Stated goal :: Omit all images, then repeat exactly the lines below from the one containing "Give me the D3.js source for this chart." through the one containing "var nCategories = 182;", both ends included.

**** Exercise material

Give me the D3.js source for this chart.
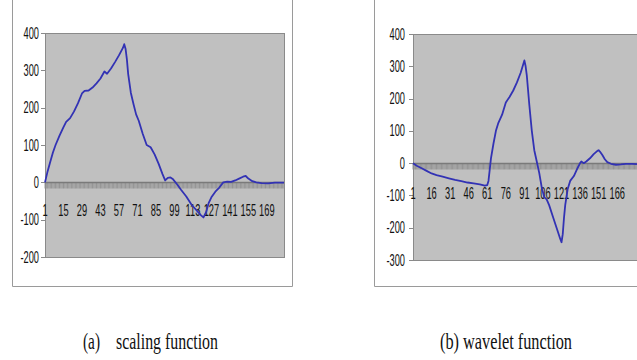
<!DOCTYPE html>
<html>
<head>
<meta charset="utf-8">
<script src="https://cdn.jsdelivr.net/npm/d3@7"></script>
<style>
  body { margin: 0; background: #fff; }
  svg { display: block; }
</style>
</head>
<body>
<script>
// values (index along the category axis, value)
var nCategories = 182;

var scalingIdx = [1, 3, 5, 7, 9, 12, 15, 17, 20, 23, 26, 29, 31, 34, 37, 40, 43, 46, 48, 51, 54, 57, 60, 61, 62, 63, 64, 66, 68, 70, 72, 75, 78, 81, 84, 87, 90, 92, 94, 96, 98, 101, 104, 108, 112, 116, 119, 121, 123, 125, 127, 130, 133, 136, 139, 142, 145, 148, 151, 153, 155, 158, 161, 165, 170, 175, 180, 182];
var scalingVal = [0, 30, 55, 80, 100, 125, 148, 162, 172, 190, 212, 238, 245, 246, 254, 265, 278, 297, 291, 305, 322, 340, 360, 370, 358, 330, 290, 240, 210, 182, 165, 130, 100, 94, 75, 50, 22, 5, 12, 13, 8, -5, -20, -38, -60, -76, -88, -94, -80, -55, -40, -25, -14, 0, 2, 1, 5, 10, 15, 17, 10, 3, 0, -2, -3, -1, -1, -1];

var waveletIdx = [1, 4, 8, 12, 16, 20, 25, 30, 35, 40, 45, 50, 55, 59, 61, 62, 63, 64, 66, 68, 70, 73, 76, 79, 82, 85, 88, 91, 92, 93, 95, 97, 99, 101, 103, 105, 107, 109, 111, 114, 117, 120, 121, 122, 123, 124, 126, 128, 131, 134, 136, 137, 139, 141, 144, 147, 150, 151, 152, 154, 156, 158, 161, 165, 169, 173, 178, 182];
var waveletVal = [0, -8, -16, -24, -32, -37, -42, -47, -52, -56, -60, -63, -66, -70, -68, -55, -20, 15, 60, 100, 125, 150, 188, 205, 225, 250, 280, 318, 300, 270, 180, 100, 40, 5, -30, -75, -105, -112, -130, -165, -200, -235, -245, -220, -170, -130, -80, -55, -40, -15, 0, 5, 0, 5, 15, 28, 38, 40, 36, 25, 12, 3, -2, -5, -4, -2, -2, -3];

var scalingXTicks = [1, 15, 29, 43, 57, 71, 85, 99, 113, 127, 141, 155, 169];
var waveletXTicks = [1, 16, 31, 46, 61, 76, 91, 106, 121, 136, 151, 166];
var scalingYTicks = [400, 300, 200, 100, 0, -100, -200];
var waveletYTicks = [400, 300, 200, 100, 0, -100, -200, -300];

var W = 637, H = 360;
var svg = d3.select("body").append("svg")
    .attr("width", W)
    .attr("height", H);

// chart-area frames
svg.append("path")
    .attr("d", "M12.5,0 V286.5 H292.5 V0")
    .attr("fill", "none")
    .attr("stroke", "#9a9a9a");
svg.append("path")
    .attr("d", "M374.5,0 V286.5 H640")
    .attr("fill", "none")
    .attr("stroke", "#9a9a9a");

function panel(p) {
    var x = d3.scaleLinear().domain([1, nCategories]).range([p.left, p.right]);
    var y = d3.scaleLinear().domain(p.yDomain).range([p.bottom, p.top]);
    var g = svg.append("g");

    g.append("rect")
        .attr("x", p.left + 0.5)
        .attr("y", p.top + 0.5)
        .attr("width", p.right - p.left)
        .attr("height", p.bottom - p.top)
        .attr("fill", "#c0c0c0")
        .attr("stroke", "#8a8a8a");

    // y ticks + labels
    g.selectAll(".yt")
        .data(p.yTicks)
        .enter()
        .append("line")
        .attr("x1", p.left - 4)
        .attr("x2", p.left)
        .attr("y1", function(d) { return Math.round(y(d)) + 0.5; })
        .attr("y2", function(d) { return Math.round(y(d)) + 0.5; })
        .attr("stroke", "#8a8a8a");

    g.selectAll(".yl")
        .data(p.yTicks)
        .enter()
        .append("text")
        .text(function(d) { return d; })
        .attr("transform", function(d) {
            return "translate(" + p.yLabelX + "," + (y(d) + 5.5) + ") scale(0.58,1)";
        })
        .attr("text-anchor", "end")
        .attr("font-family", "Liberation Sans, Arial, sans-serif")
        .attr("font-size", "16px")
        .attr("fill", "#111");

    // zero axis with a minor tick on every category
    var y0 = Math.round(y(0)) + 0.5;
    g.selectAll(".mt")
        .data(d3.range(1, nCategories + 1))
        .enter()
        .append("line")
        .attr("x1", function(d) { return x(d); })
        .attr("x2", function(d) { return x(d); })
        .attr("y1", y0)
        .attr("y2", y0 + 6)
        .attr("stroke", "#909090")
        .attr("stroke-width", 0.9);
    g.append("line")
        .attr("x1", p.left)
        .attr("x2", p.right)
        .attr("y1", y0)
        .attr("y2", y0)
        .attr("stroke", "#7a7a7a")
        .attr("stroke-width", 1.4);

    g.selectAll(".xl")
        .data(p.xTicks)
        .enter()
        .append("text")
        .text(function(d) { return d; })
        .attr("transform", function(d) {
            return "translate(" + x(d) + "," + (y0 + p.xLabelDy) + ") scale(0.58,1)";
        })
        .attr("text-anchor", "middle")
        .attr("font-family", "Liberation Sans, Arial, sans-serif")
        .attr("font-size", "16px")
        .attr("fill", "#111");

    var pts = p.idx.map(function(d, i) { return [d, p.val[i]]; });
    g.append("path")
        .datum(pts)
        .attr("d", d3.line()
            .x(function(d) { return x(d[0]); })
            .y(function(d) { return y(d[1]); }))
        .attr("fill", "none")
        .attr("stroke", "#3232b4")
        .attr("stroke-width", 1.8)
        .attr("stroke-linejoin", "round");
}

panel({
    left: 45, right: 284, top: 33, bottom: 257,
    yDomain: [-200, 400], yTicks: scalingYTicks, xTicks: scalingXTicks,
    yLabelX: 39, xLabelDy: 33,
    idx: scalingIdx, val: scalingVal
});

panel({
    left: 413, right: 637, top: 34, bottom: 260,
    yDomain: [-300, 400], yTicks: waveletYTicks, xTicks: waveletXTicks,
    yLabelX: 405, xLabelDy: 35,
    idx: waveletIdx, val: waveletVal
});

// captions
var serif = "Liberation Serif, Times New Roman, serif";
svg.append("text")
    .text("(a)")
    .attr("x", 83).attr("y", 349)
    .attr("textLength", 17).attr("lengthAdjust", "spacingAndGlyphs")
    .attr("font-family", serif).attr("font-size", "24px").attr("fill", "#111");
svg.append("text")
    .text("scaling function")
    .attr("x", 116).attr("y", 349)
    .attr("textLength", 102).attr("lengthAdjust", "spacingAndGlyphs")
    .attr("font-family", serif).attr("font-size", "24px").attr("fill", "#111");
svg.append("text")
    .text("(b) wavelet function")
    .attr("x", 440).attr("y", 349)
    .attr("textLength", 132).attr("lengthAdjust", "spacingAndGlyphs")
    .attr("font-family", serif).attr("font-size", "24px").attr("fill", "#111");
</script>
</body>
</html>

********
**** Exercise material

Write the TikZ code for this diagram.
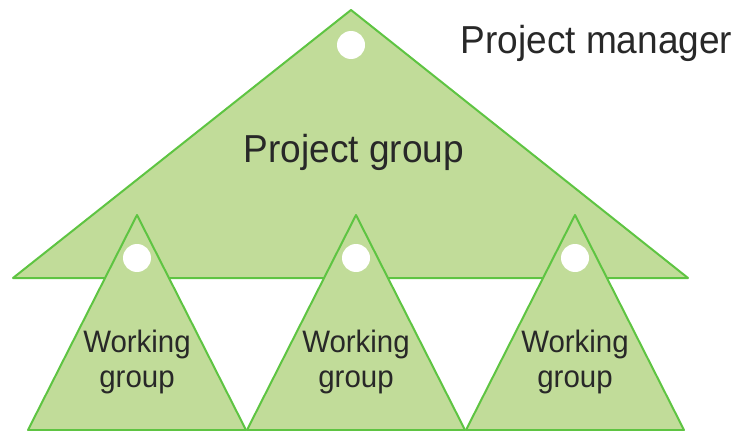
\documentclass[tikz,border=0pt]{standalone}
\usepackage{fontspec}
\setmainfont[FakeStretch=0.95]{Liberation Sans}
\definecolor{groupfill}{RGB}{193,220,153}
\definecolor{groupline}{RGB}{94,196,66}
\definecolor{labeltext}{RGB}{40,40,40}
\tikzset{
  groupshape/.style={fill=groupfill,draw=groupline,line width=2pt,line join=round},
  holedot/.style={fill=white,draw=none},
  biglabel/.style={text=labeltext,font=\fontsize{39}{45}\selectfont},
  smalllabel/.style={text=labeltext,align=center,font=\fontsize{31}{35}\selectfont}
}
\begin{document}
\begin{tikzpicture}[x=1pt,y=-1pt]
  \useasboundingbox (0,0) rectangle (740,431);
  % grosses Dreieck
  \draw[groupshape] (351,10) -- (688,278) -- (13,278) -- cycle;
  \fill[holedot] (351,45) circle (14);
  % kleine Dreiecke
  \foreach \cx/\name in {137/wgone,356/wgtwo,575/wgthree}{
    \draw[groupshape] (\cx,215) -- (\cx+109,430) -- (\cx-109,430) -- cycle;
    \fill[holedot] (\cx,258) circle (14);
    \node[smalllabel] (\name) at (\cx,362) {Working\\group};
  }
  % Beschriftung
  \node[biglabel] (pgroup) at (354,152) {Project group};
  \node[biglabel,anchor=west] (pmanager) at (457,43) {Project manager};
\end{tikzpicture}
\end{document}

********

Task response ::
Give me the D3.js source for this chart.
<!DOCTYPE html>
<html>
<head>
<meta charset="utf-8">
<script src="https://cdn.jsdelivr.net/npm/d3@7"></script>
<style>
  body { margin: 0; background: #fff; }
  svg { display: block; }
</style>
</head>
<body>
<script>
// values (index along the category axis, value)
var nCategories = 182;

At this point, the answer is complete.